Repeat the lines that follow, leaving nothing out.

───── Data lines

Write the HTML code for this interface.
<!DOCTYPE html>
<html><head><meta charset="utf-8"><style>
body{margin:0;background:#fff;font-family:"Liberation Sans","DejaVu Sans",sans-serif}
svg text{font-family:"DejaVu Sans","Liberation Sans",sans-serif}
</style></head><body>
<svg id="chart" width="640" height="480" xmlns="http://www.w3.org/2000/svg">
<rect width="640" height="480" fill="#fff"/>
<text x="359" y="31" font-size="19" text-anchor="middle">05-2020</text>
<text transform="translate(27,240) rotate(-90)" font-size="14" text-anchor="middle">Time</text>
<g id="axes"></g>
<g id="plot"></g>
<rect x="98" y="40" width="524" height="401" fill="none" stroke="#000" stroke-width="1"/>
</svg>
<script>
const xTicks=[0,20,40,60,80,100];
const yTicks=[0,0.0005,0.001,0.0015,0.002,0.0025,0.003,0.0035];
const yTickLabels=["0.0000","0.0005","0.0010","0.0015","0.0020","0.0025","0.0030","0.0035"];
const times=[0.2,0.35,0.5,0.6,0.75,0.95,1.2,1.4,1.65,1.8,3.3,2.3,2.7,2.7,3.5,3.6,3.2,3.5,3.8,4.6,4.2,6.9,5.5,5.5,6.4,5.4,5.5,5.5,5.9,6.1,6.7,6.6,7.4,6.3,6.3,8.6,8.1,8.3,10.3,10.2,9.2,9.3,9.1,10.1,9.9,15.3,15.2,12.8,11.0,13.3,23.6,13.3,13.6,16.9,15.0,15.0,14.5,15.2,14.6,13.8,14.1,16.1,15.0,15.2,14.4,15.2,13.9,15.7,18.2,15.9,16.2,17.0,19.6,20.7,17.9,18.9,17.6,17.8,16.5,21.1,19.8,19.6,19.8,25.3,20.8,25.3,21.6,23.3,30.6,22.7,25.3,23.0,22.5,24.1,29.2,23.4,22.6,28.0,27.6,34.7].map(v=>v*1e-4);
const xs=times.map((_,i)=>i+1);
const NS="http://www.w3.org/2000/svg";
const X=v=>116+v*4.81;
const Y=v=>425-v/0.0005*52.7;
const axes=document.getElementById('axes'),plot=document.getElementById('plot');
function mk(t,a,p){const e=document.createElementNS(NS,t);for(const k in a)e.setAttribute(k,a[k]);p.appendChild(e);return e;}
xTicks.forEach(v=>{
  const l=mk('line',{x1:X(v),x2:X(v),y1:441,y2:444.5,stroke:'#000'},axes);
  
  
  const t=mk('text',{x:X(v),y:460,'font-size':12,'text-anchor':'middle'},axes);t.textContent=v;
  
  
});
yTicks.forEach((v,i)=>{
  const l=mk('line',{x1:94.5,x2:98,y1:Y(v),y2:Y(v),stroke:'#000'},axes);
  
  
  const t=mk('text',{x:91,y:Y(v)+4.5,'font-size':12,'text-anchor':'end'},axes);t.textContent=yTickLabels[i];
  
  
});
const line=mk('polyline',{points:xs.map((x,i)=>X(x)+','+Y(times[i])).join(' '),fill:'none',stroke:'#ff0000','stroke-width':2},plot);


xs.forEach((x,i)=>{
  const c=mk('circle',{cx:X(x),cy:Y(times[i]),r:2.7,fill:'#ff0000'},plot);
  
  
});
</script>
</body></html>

──────────

Full output —
Write the HTML code for this interface.
<!DOCTYPE html>
<html><head><meta charset="utf-8"><style>
body{margin:0;background:#fff;font-family:"Liberation Sans","DejaVu Sans",sans-serif}
svg text{font-family:"DejaVu Sans","Liberation Sans",sans-serif}
</style></head><body>
<svg id="chart" width="640" height="480" xmlns="http://www.w3.org/2000/svg">
<rect width="640" height="480" fill="#fff"/>
<text x="359" y="31" font-size="19" text-anchor="middle">05-2020</text>
<text transform="translate(27,240) rotate(-90)" font-size="14" text-anchor="middle">Time</text>
<g id="axes"></g>
<g id="plot"></g>
<rect x="98" y="40" width="524" height="401" fill="none" stroke="#000" stroke-width="1"/>
</svg>
<script>
const xTicks=[0,20,40,60,80,100];
const yTicks=[0,0.0005,0.001,0.0015,0.002,0.0025,0.003,0.0035];
const yTickLabels=["0.0000","0.0005","0.0010","0.0015","0.0020","0.0025","0.0030","0.0035"];
const times=[0.2,0.35,0.5,0.6,0.75,0.95,1.2,1.4,1.65,1.8,3.3,2.3,2.7,2.7,3.5,3.6,3.2,3.5,3.8,4.6,4.2,6.9,5.5,5.5,6.4,5.4,5.5,5.5,5.9,6.1,6.7,6.6,7.4,6.3,6.3,8.6,8.1,8.3,10.3,10.2,9.2,9.3,9.1,10.1,9.9,15.3,15.2,12.8,11.0,13.3,23.6,13.3,13.6,16.9,15.0,15.0,14.5,15.2,14.6,13.8,14.1,16.1,15.0,15.2,14.4,15.2,13.9,15.7,18.2,15.9,16.2,17.0,19.6,20.7,17.9,18.9,17.6,17.8,16.5,21.1,19.8,19.6,19.8,25.3,20.8,25.3,21.6,23.3,30.6,22.7,25.3,23.0,22.5,24.1,29.2,23.4,22.6,28.0,27.6,34.7].map(v=>v*1e-4);
const xs=times.map((_,i)=>i+1);
const NS="http://www.w3.org/2000/svg";
const X=v=>116+v*4.81;
const Y=v=>425-v/0.0005*52.7;
const axes=document.getElementById('axes'),plot=document.getElementById('plot');
function mk(t,a,p){const e=document.createElementNS(NS,t);for(const k in a)e.setAttribute(k,a[k]);p.appendChild(e);return e;}
xTicks.forEach(v=>{
  const l=mk('line',{x1:X(v),x2:X(v),y1:441,y2:444.5,stroke:'#000'},axes);
  
  
  const t=mk('text',{x:X(v),y:460,'font-size':12,'text-anchor':'middle'},axes);t.textContent=v;
  
  
});
yTicks.forEach((v,i)=>{
  const l=mk('line',{x1:94.5,x2:98,y1:Y(v),y2:Y(v),stroke:'#000'},axes);
  
  
  const t=mk('text',{x:91,y:Y(v)+4.5,'font-size':12,'text-anchor':'end'},axes);t.textContent=yTickLabels[i];
  
  
});
const line=mk('polyline',{points:xs.map((x,i)=>X(x)+','+Y(times[i])).join(' '),fill:'none',stroke:'#ff0000','stroke-width':2},plot);


xs.forEach((x,i)=>{
  const c=mk('circle',{cx:X(x),cy:Y(times[i]),r:2.7,fill:'#ff0000'},plot);
  
  
});
</script>
</body></html>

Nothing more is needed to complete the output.